Toute expertise bue, nous resterons convaincus que la faiblesse du spectacle est sa force en ce point. Nous n'étions pas prêts aux coups ni dans la sainte onction des lieux, depuis lurette confisqués... Merde ça repart, l'affaire est depuis six mois révolue et j'en parle encore, quel délice au fond ! Noter pour conclure ici qu'il devient urgent de ne pas céder à la mode des « grandes » marques ou confier trop facilement aux « signatures » un assentiment béat, pour de confuses raisons de culture.
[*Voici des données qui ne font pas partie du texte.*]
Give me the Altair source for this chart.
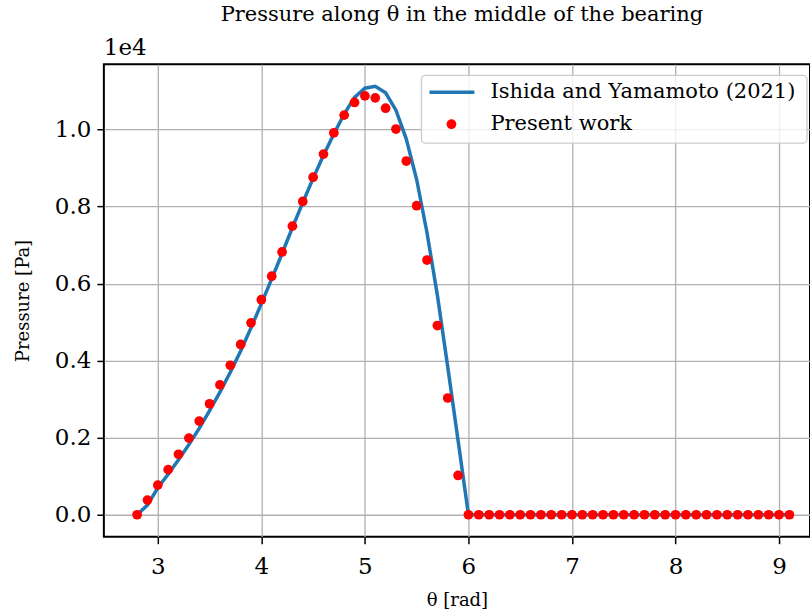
import altair as alt
import pandas as pd

FONT = "DejaVu Serif"
BLUE = "#1f77b4"
RED = "#ff0000"

# Angular positions [rad]
theta = [
    2.8, 2.9, 3.0, 3.1, 3.2, 3.3, 3.4, 3.5, 3.6, 3.7, 3.8, 3.9,
    4.0, 4.1, 4.2, 4.3, 4.4, 4.5, 4.6, 4.7, 4.8, 4.9,
    5.0, 5.1, 5.2, 5.3, 5.4, 5.5, 5.6, 5.7, 5.8, 5.9,
    6.0, 6.1, 6.2, 6.3, 6.4, 6.5, 6.6, 6.7, 6.8, 6.9,
    7.0, 7.1, 7.2, 7.3, 7.4, 7.5, 7.6, 7.7, 7.8, 7.9,
    8.0, 8.1, 8.2, 8.3, 8.4, 8.5, 8.6, 8.7, 8.8, 8.9,
    9.0, 9.1,
]

# Reference solution (Ishida and Yamamoto, 2021) [Pa]
p_reference = [
    0, 250, 700, 1050, 1430, 1820, 2240, 2700, 3180, 3700, 4250, 4850,
    5480, 6120, 6780, 7450, 8100, 8730, 9330, 9880, 10400, 10830,
    11070, 11120, 10950, 10500, 9750, 8700, 7320, 5700, 3840, 1930,
    0, 0, 0, 0, 0, 0, 0, 0, 0, 0,
    0, 0, 0, 0, 0, 0, 0, 0, 0, 0,
    0, 0, 0, 0, 0, 0, 0, 0, 0, 0,
    0, 0,
]

# Present solver [Pa]
p_present = [
    0, 380, 770, 1170, 1570, 1990, 2430, 2880, 3370, 3880, 4420, 4980,
    5580, 6190, 6820, 7490, 8130, 8760, 9360, 9910, 10370, 10700,
    10870, 10820, 10550, 10010, 9180, 8020, 6610, 4910, 3030, 1020,
    0, 0, 0, 0, 0, 0, 0, 0, 0, 0,
    0, 0, 0, 0, 0, 0, 0, 0, 0, 0,
    0, 0, 0, 0, 0, 0, 0, 0, 0, 0,
    0, 0,
]

series_names = ["Ishida and Yamamoto (2021)", "Present work"]
x_ticks = [3, 4, 5, 6, 7, 8, 9]
y_ticks = [0, 2000, 4000, 6000, 8000, 10000]

df_ref = pd.DataFrame({"theta": theta, "p": p_reference})
df_pres = pd.DataFrame({"theta": theta, "p": p_present})

x_scale = alt.Scale(domain=[2.479, 9.299], nice=False, zero=False)
y_scale = alt.Scale(domain=[-570, 11690], nice=False, zero=False)

common = dict(
    grid=True, gridColor="#b0b0b0", gridWidth=1.3,
    domain=False,
    ticks=True, tickSize=7, tickWidth=1.5, tickColor="black",
    labelFont=FONT, labelFontSize=23, labelColor="black",
    titleFont=FONT, titleFontSize=18, titleFontWeight="normal", titleColor="black",
)
x_axis = alt.Axis(title="θ [rad]", values=x_ticks, format="d",
                  labelPadding=12, titlePadding=13, **common)
y_axis = alt.Axis(title="Pressure [Pa]", values=y_ticks,
                  labelExpr="format(datum.value / 10000, '.1f')",
                  labelPadding=6, titlePadding=22, **common)

line = alt.Chart(df_ref).mark_line(strokeWidth=3.5, color=BLUE, clip=True).encode(
    x=alt.X("theta:Q", scale=x_scale, axis=x_axis),
    y=alt.Y("p:Q", scale=y_scale, axis=y_axis),
)

points = alt.Chart(df_pres).mark_circle(size=95, opacity=1, color=RED, clip=True).encode(
    x=alt.X("theta:Q", scale=x_scale),
    y=alt.Y("p:Q", scale=y_scale),
)

# Scale multiplier shown above the y axis
multiplier = alt.Chart(pd.DataFrame({"t": ["1e4"]})).mark_text(
    align="left", baseline="alphabetic", font=FONT, fontSize=23, color="black"
).encode(x=alt.value(0), y=alt.value(-9), text="t:N")

# Legend box in the upper right corner of the axes
one = pd.DataFrame({"k": [0]})
legend_box = alt.Chart(one).mark_rect(
    fill="white", fillOpacity=0.8, stroke="#cccccc", strokeWidth=1.3, cornerRadius=4
).encode(x=alt.value(318), x2=alt.value(704), y=alt.value(11), y2=alt.value(79))

legend_line = alt.Chart(one).mark_rule(color=BLUE, strokeWidth=3.5).encode(
    x=alt.value(326), x2=alt.value(371), y=alt.value(28)
)
legend_dot = alt.Chart(one).mark_circle(size=95, opacity=1, color=RED).encode(
    x=alt.value(348), y=alt.value(60)
)


def legend_label(text, y):
    return alt.Chart(pd.DataFrame({"label": [text]})).mark_text(
        align="left", baseline="middle", font=FONT, fontSize=21, color="black"
    ).encode(x=alt.value(387), y=alt.value(y), text="label:N")


chart = (
    alt.layer(
        line, points, multiplier, legend_box, legend_line, legend_dot,
        legend_label(series_names[0], 28), legend_label(series_names[1], 60),
    )
    .properties(
        width=707, height=473,
        background="white",
        title=alt.TitleParams(
            "Pressure along θ in the middle of the bearing",
            font=FONT, fontSize=21, fontWeight="normal", color="black",
            anchor="middle", dx=5, offset=12,
        ),
        padding={"left": 104, "top": 64, "right": 0, "bottom": 79},
        autosize="none",
    )
    .configure_view(stroke="black", strokeWidth=2)
)

chart.save("out.html", embed_options={"renderer": "svg", "actions": False})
De cette route scénique, ce tracé comme au milieu des champs, je retiens l'empreinte d'une geste rurale, lointain souvenir d'une scène filmée des frères Taviani ou mieux de cette dinguerie poétique ambulante de l'imagier Pasolini : la route caillouteuse de Uccellacci e uccellini où viennent à passer des saynettes. Art des villes en apparence , le théâtre n'en demeure pas moins une inscription rupesque, universelle et peu codée, (je deviens lyrique on arrête) la tentative effrénée d'échapper à la sédimentation, l'agrégat, la fausse sédentarité des ruraux — les citadins ne le sont-ils pas plus, apparemment nomades et qui ne cessent de rêver d'autres maisons, secondaires ou tertiaires ? Jouanneau porte témoignage de cette forme joyeuse d'art des cavernes, nous y reviendrons.